= Raw data =
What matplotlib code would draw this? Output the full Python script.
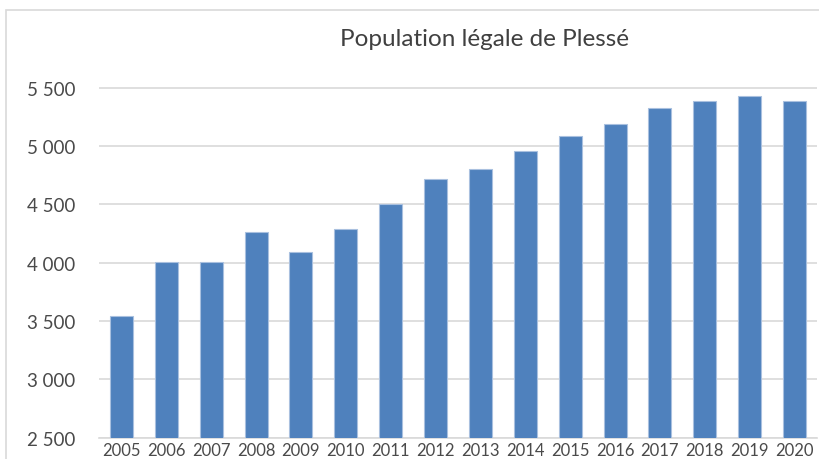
import matplotlib
matplotlib.use("Agg")
import matplotlib.pyplot as plt
from matplotlib.patches import Rectangle
from matplotlib.ticker import FuncFormatter

years = ["2005", "2006", "2007", "2008", "2009", "2010", "2011", "2012",
         "2013", "2014", "2015", "2016", "2017", "2018", "2019", "2020"]
population = [3546, 4003, 4003, 4261, 4090, 4287, 4501, 4712,
              4804, 4953, 5085, 5190, 5325, 5388, 5428, 5388]
y_ticks = [2500, 3000, 3500, 4000, 4500, 5000, 5500]
title = "Population légale de Plessé"

plt.rcParams['font.family'] = ['Lato', 'DejaVu Sans']

fig = plt.figure(figsize=(8.2, 4.6), dpi=100)
fig.patch.set_facecolor("white")
# outer chart border
W, H = 820, 460
fig.patches.append(Rectangle((6 / W, -0.1), 1.2, 1 - 11 / H + 0.1,
                             transform=fig.transFigure, fill=False,
                             edgecolor="#d9d9d9", linewidth=1.2, zorder=0))

left, right = 99 / W, 817 / W
bottom = 1 - 438.7 / H
ymax = 5600
px_per_unit = (438.7 - 88.5) / 3000
top_px = 438.7 - (ymax - 2500) * px_per_unit
top = 1 - top_px / H
ax = fig.add_axes([left, bottom, right - left, top - bottom])

x = range(len(years))
ax.bar(x, population, width=0.51, color="#4f81bd", edgecolor="#a9c0df",
       linewidth=0.8, zorder=3)

ax.set_xlim(-0.5, len(years) - 0.5)
ax.set_ylim(2500, ymax)
ax.set_yticks(y_ticks)
ax.yaxis.set_major_formatter(FuncFormatter(lambda v, p: f"{int(v):,}".replace(",", " ")))
ax.set_xticks(list(x))
ax.set_xticklabels(years)

ax.grid(axis="y", color="#d9d9d9", linewidth=1.2, zorder=0)
for s in ["top", "right", "left"]:
    ax.spines[s].set_visible(False)
ax.spines["bottom"].set_color("#d9d9d9")
ax.spines["bottom"].set_linewidth(1.2)
ax.tick_params(axis="y", length=0, pad=17, labelsize=13.5, labelcolor="#4a4a4a")
ax.tick_params(axis="x", length=0, pad=3, labelsize=12, labelcolor="#4a4a4a")

fig.text(485 / W, 1 - 40 / H, title, ha="center", va="center",
         fontsize=17.5, color="#404040")

fig.savefig("out.png", dpi=100)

= Task to carry out =
Go through the listing above and write it out again exactly, dropping the pictures.

= Response =
What matplotlib code would draw this? Output the full Python script.
import matplotlib
matplotlib.use("Agg")
import matplotlib.pyplot as plt
from matplotlib.patches import Rectangle
from matplotlib.ticker import FuncFormatter

years = ["2005", "2006", "2007", "2008", "2009", "2010", "2011", "2012",
         "2013", "2014", "2015", "2016", "2017", "2018", "2019", "2020"]
population = [3546, 4003, 4003, 4261, 4090, 4287, 4501, 4712,
              4804, 4953, 5085, 5190, 5325, 5388, 5428, 5388]
y_ticks = [2500, 3000, 3500, 4000, 4500, 5000, 5500]
title = "Population légale de Plessé"

plt.rcParams['font.family'] = ['Lato', 'DejaVu Sans']

fig = plt.figure(figsize=(8.2, 4.6), dpi=100)
fig.patch.set_facecolor("white")
# outer chart border
W, H = 820, 460
fig.patches.append(Rectangle((6 / W, -0.1), 1.2, 1 - 11 / H + 0.1,
                             transform=fig.transFigure, fill=False,
                             edgecolor="#d9d9d9", linewidth=1.2, zorder=0))

left, right = 99 / W, 817 / W
bottom = 1 - 438.7 / H
ymax = 5600
px_per_unit = (438.7 - 88.5) / 3000
top_px = 438.7 - (ymax - 2500) * px_per_unit
top = 1 - top_px / H
ax = fig.add_axes([left, bottom, right - left, top - bottom])

x = range(len(years))
ax.bar(x, population, width=0.51, color="#4f81bd", edgecolor="#a9c0df",
       linewidth=0.8, zorder=3)

ax.set_xlim(-0.5, len(years) - 0.5)
ax.set_ylim(2500, ymax)
ax.set_yticks(y_ticks)
ax.yaxis.set_major_formatter(FuncFormatter(lambda v, p: f"{int(v):,}".replace(",", " ")))
ax.set_xticks(list(x))
ax.set_xticklabels(years)

ax.grid(axis="y", color="#d9d9d9", linewidth=1.2, zorder=0)
for s in ["top", "right", "left"]:
    ax.spines[s].set_visible(False)
ax.spines["bottom"].set_color("#d9d9d9")
ax.spines["bottom"].set_linewidth(1.2)
ax.tick_params(axis="y", length=0, pad=17, labelsize=13.5, labelcolor="#4a4a4a")
ax.tick_params(axis="x", length=0, pad=3, labelsize=12, labelcolor="#4a4a4a")

fig.text(485 / W, 1 - 40 / H, title, ha="center", va="center",
         fontsize=17.5, color="#404040")

fig.savefig("out.png", dpi=100)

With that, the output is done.